BIATHLONMais pourquoi les biathlètes sont-elles dans le dur sur ces Mondiaux ?

Biathlon : Pourquoi les Françaises sont-elles dans le dur sur ces Mondiaux, et comment les tirer de là ?

BIATHLONLes Mondiaux d'Antholz sont pour le moins compliqués pour les biathlètes françaises
William Pereira

William Pereira

Traits détendus, sourire aux lèvres, Anaïs Bescond savourait jeudi sa médaille de bronze sur le relais mixte simple des Mondiaux au côté d’Emilien Jacquelin. Pour tout avouer, on a bien cru que cette première breloque pour l’équipe de France féminine n’arriverait jamais vu les courses précédentes. Un relais mixte plombé par Julia Simon et Justine Braisaz (une faute et huit pioches pour une 7e place finale), un sprint très décevant entraînant une poursuite guère meilleure, et surtout un individuel de l’apocalypse avec une seule Française dans le top 20 (Braisaz, 19e). Bref, la déprime totale. « Je suis dans une mauvaise passe, avouait Julia Simon au micro de La chaîne L’Equipe après le sprint. Ce sont des choses qui arrivent. Il faut juste réussir à relever la tête et j’en ressortirai plus forte… »

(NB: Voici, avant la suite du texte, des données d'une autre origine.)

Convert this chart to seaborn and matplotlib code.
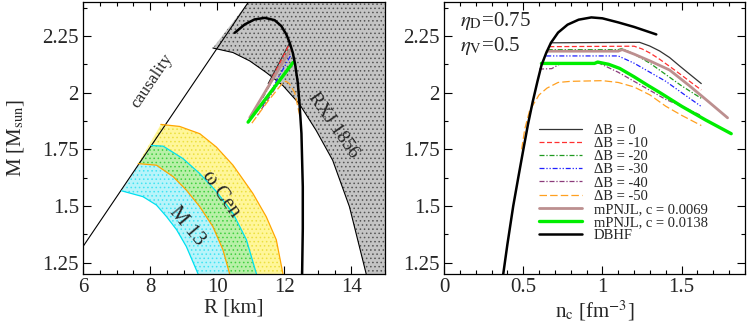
import matplotlib
matplotlib.use("Agg")
import matplotlib.pyplot as plt
import seaborn as sns
from matplotlib.ticker import MultipleLocator

sns.set_theme(style="ticks")
plt.rcParams['font.family'] = ['Liberation Serif', 'DejaVu Serif']
plt.rcParams['mathtext.fontset'] = 'stix'
plt.rcParams['hatch.linewidth'] = 0.6

# ---------------- left panel: mass-radius ----------------
caus_r = [6.0, 10.93]
caus_m = [1.321, 2.40]

rxj_r = [9.87, 10.47, 10.97, 11.46, 11.96, 12.45, 12.95, 13.44, 13.94, 14.44]
rxj_m = [2.197, 2.177, 2.14, 2.089, 2.031, 1.95, 1.833, 1.702, 1.497, 1.20]

m13_lo_r = [7.15, 7.79, 8.19, 8.49, 8.79, 9.08, 9.43]
m13_lo_m = [1.567, 1.541, 1.504, 1.453, 1.395, 1.321, 1.20]
m13_hi_r = [8.04, 8.39, 8.98, 9.48, 9.98, 10.47, 10.87, 11.17]
m13_hi_m = [1.767, 1.764, 1.709, 1.643, 1.563, 1.468, 1.351, 1.20]

cen_lo_r = [7.645, 8.19, 8.69, 9.08, 9.48, 9.87, 10.17, 10.37]
cen_lo_m = [1.687, 1.68, 1.629, 1.57, 1.497, 1.409, 1.307, 1.20]
cen_hi_r = [8.32, 8.88, 9.48, 9.975, 10.47, 11.06, 11.46, 11.76, 11.96]
cen_hi_m = [1.86, 1.851, 1.819, 1.76, 1.68, 1.556, 1.453, 1.351, 1.20]

dbhf_r = [10.52, 10.82, 11.11, 11.42, 11.71, 11.91, 12.06, 12.16, 12.25, 12.32, 12.40,
          12.45, 12.51, 12.55, 12.55, 12.53]
dbhf_mr = [2.264, 2.301, 2.323, 2.33, 2.32, 2.294, 2.257, 2.22, 2.177, 2.126, 2.045,
           1.957, 1.82, 1.585, 1.40, 1.20]

hyb_r = {
    'b0':   [12.16, 11.52],
    'b10':  [12.12, 11.45],
    'b20':  [12.15, 11.35],
    'b30':  [12.18, 11.35],
    'b40':  [12.22, 11.2],
    'c69':  [12.16, 10.97],
    'c138': [12.26, 10.92],
    'b50':  [12.46, 12.31, 12.15, 12.05, 11.96, 11.5, 11.02],
}
hyb_m = {
    'b0':   [2.22, 2.04],
    'b10':  [2.205, 2.01],
    'b20':  [2.19, 1.975],
    'b30':  [2.162, 1.94],
    'b40':  [2.13, 1.90],
    'c69':  [2.185, 1.89],
    'c138': [2.133, 1.87],
    'b50':  [1.899, 2.0, 2.04, 2.05, 2.045, 1.96, 1.863],
}

# ---------------- right panel: mass vs central density ----------------
dbhf_n = [0.374, 0.40, 0.437, 0.47, 0.50, 0.53, 0.56, 0.59, 0.615, 0.645, 0.675, 0.72,
          0.78, 0.85, 0.93, 1.0, 1.1, 1.2, 1.34]
dbhf_m = [1.20, 1.33, 1.50, 1.63, 1.746, 1.86, 1.96, 2.05, 2.12, 2.175, 2.22, 2.265,
          2.30, 2.322, 2.332, 2.328, 2.31, 2.29, 2.257]

nc = {
    'b0':   [0.675, 1.235, 1.298, 1.361, 1.424, 1.487, 1.55, 1.624],
    'b10':  [0.665, 1.20, 1.25, 1.30, 1.36, 1.42, 1.50, 1.56, 1.624],
    'b20':  [0.655, 1.10, 1.125, 1.20, 1.30, 1.40, 1.50, 1.624],
    'b30':  [0.645, 1.10, 1.20, 1.30, 1.40, 1.50, 1.624],
    'b40':  [0.60, 0.68, 0.74, 0.98, 1.10, 1.20, 1.30, 1.40, 1.50, 1.624],
    'b50':  [0.49, 0.51, 0.54, 0.60, 0.65, 0.72, 0.80, 1.00, 1.10, 1.20, 1.30, 1.40, 1.50, 1.624],
    'c69':  [0.65, 1.10, 1.125, 1.20, 1.30, 1.424, 1.55, 1.67, 1.79],
    'c138': [0.615, 0.95, 0.97, 1.04, 1.109, 1.20, 1.28, 1.361, 1.50, 1.65, 1.813],
}
mass = {
    'b0':   [2.22, 2.222, 2.206, 2.184, 2.155, 2.118, 2.082, 2.040],
    'b10':  [2.203, 2.205, 2.193, 2.175, 2.148, 2.118, 2.077, 2.045, 2.012],
    'b20':  [2.19, 2.19, 2.195, 2.17, 2.13, 2.08, 2.03, 1.975],
    'b30':  [2.162, 2.162, 2.13, 2.09, 2.05, 2.0, 1.939],
    'b40':  [2.104, 2.106, 2.13, 2.13, 2.09, 2.05, 2.01, 1.97, 1.94, 1.899],
    'b50':  [1.75, 1.84, 1.92, 1.99, 2.02, 2.045, 2.05, 2.053, 2.045, 2.025, 1.99, 1.94, 1.90, 1.855],
    'c69':  [2.183, 2.183, 2.19, 2.17, 2.14, 2.10, 2.03, 1.96, 1.889],
    'c138': [2.129, 2.129, 2.135, 2.125, 2.107, 2.07, 2.035, 2.001, 1.94, 1.88, 1.819],
}

keys = ['b0', 'b10', 'b20', 'b30', 'b40', 'b50', 'c69', 'c138']
labels = ['\u0394B = 0', '\u0394B = -10', '\u0394B = -20', '\u0394B = -30', '\u0394B = -40',
          '\u0394B = -50', 'mPNJL, c = 0.0069', 'mPNJL, c = 0.0138']
colors = ['#333333', '#ff3030', '#1f9a1f', '#1f1fff', '#8b3a7a', '#ffa020', '#bc8f8f', '#00ee00']
styles = ['-', (0, (4, 2)), (0, (4, 1.5, 1, 1.5)), (0, (4, 1.5, 1, 1.5, 1, 1.5)),
          (0, (4, 1.5, 1, 1.5)), (0, (6, 2.5)), '-', '-']
widths = [0.9, 0.9, 0.9, 0.9, 0.9, 0.9, 2.0, 2.4]

fig = plt.figure(figsize=(7.47, 3.32), dpi=100)
ax1 = fig.add_axes([83 / 747, 58 / 332, 302 / 747, 272 / 332])
ax2 = fig.add_axes([444 / 747, 58 / 332, 301 / 747, 272 / 332])

# RXJ 1856 excluded region
gray_r = [rxj_r[0], caus_r[1], 15.0, 15.0] + rxj_r[::-1]
gray_m = [rxj_m[0], caus_m[1], 2.4, 1.2] + rxj_m[::-1]
ax1.fill(gray_r, gray_m, facecolor='#c4c4c4', edgecolor='#555555', hatch='....', linewidth=0, zorder=1)

# globular cluster bands
ax1.fill(m13_hi_r + m13_lo_r[::-1], m13_hi_m + m13_lo_m[::-1], facecolor='#b8f4fa',
         edgecolor='#40e4f2', hatch='....', linewidth=0, zorder=1)
ax1.fill(cen_hi_r + cen_lo_r[::-1], cen_hi_m + cen_lo_m[::-1], facecolor='#fff69a',
         edgecolor='#ece040', hatch='....', linewidth=0, zorder=1)
ax1.fill(m13_hi_r + cen_lo_r[::-1], m13_hi_m + cen_lo_m[::-1], facecolor='#b8f0a8',
         edgecolor='#40d040', hatch='....', linewidth=0, zorder=1)

sns.lineplot(x=caus_r, y=caus_m, ax=ax1, color='black', lw=0.8, sort=False, estimator=None)
sns.lineplot(x=rxj_r, y=rxj_m, ax=ax1, color='black', lw=0.8, sort=False, estimator=None)
for r, m, c in [(m13_lo_r, m13_lo_m, '#00e0f0'), (m13_hi_r, m13_hi_m, '#00e0f0'),
                (cen_lo_r, cen_lo_m, '#ffa500'), (cen_hi_r, cen_hi_m, '#ffa500')]:
    sns.lineplot(x=r, y=m, ax=ax1, color=c, lw=0.9, sort=False, estimator=None)

for k, c, s, w in zip(keys, colors, styles, widths):
    sns.lineplot(x=hyb_r[k], y=hyb_m[k], ax=ax1, color=c, ls=s, lw=w, sort=False, estimator=None)
sns.lineplot(x=dbhf_r, y=dbhf_mr, ax=ax1, color='black', lw=1.8, sort=False, estimator=None)

ax1.text(8.05, 2.05, 'causality', rotation=56, fontsize=12.5, ha='center', va='center')
ax1.text(10.12, 1.555, '\u03c9 Cen', rotation=-55, fontsize=15, ha='center', va='center')
ax1.text(9.08, 1.41, 'M 13', rotation=-50, fontsize=15, ha='center', va='center')
ax1.text(13.45, 1.855, 'RXJ 1856', rotation=-55, fontsize=13.5, ha='center', va='center')

ax1.set_xlim(6, 15)
ax1.set_ylim(1.2, 2.4)
ax1.set_xticks([6, 8, 10, 12, 14])
ax1.xaxis.set_minor_locator(MultipleLocator(0.5))
ax1.set_xlabel('R [km]', fontsize=15, labelpad=1)
ax1.set_ylabel('M [M$_{\\rm sun}$]', fontsize=15)
ax1.yaxis.set_label_coords(-0.19, 0.5)

# right panel
for k, lab, c, s, w in zip(keys, labels, colors, styles, widths):
    sns.lineplot(x=nc[k], y=mass[k], ax=ax2, color=c, ls=s, lw=w, sort=False,
                 estimator=None, label=lab)
sns.lineplot(x=dbhf_n, y=dbhf_m, ax=ax2, color='black', lw=1.8, sort=False,
             estimator=None, label='DBHF')

ax2.text(0.1, 2.315, '$\\eta_{\\rm D}$=0.75', fontsize=15, va='center')
ax2.text(0.1, 2.205, '$\\eta_{\\rm V}$=0.5', fontsize=15, va='center')

ax2.set_xlim(0, 1.9)
ax2.set_ylim(1.2, 2.4)
ax2.set_xticks([0, 0.5, 1, 1.5])
ax2.set_xticklabels(['0', '0.5', '1', '1.5'])
ax2.xaxis.set_minor_locator(MultipleLocator(0.1))
ax2.set_xlabel('n$_{\\rm c}$ [fm$^{-3}$]', fontsize=15, labelpad=1)
ax2.set_ylabel('')
ax2.legend(loc='upper left', bbox_to_anchor=(0.29, 0.58), frameon=False, fontsize=10.5,
           handlelength=3.0, labelspacing=0.0, handletextpad=0.8, borderpad=0)

for ax in (ax1, ax2):
    ax.set_yticks([1.25, 1.5, 1.75, 2, 2.25])
    ax.set_yticklabels(['1.25', '1.5', '1.75', '2', '2.25'])
    ax.yaxis.set_minor_locator(MultipleLocator(0.125))
    ax.tick_params(which='both', direction='in', top=True, right=True, labelsize=15,
                   width=0.8, color='black', pad=3)
    ax.tick_params(which='major', length=6)
    ax.tick_params(which='minor', length=3)
    for sp in ax.spines.values():
        sp.set_linewidth(0.9)
        sp.set_color('black')
        sp.set_zorder(5)

fig.savefig('out.png', dpi=100)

Il est bien là, le problème. A part Bescond, aucune des deux Juju ni Célia Aymonier n’ont pour le moment réussi à sortir la tête du seau. Mais pourquoi les Françaises du biathlon sont-elles autant à la ramasse en ce moment ? Pour nous aider à résoudre l’équation, nous avons fait appel à Marie Dorin​, consultante pour La chaîne L’Equipe et Sandrine Bailly, consultante pour Eurosport. Deux anciennes biathlètes de renom qui savent comment claquer des médailles mondiales puisqu’elles en comptent 25 à elles deux.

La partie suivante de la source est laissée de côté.